I maligni dicono che Salvati è coordinatore provinciale di Fratelli d’Italia e lo resterà a lungo perché appartiene alla corrente rampelliana, la stessa del coordinatore regionale Marsilio. Saranno i fatti a dirlo. Ed a dire quanta ‘politica’ c’è oggi nella Federazione di Frosinone di Fratelli d’Italia: in un club o un circolo passerebbe tutto in cavalleria, in un Partito si convoca la Direzione e si apre un dibattito e poi si passa eventualmente ai voti.
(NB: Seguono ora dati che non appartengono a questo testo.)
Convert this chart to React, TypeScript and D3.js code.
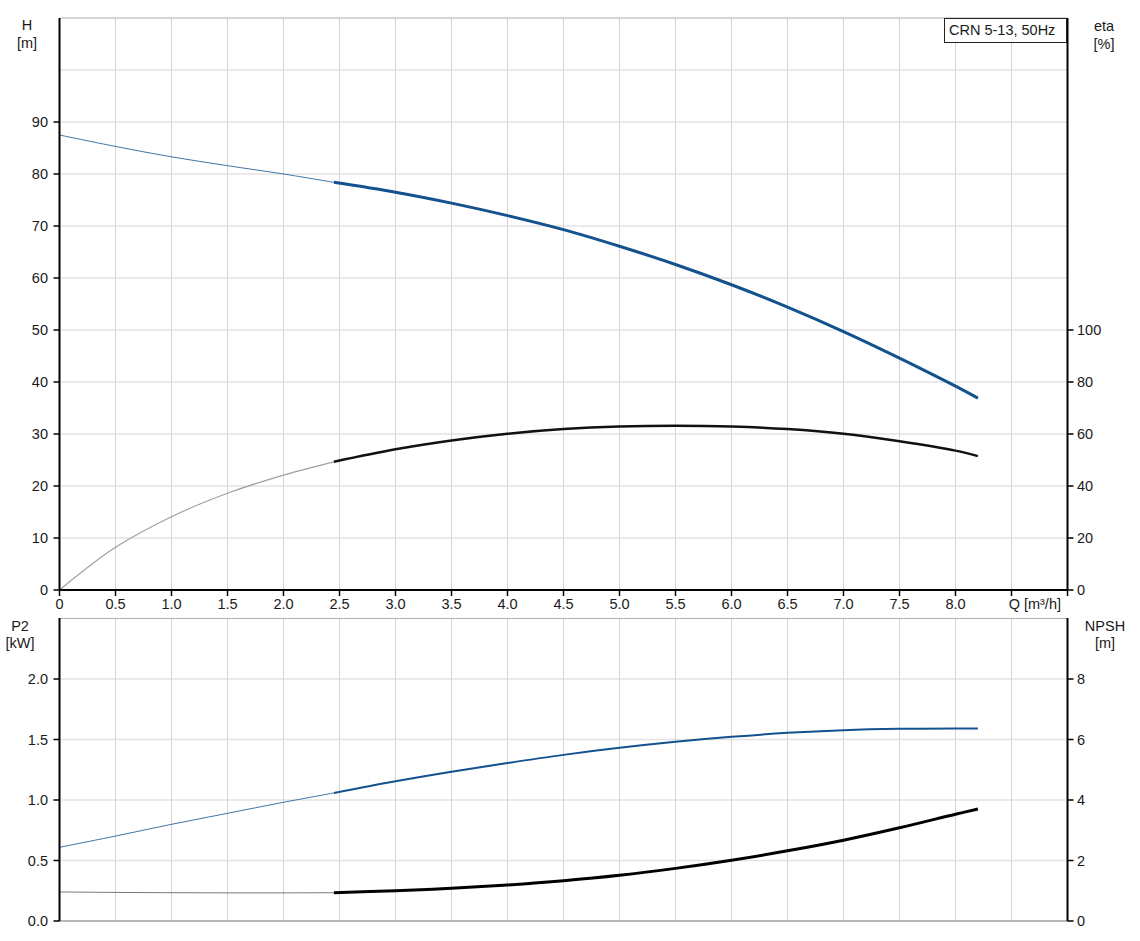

Sorvoliamo sui messaggi da padrino lanciati dall’avvocato Antonio Salvati: è uno stile mafioso quello con cui si tenta di accostare il giornalista che, attraverso il blog personale, rivolge una critica non gradita, con le vicissitudini dell’azienda per cui lavora e che sono state promosse proprio da Salvati. E’ come dire: stai attento a come parli perché posso fare pressioni sui tuoi datori di lavoro. Per non parlare delle minacce di querela e di risarcimento danni in sede civile.

Ecco, questi messaggi da padrino, questo stile mafioso, è ciò che meno si addice ad un coordinatore di Partito. Meno ancora se il Partito è Fratelli d’Italia.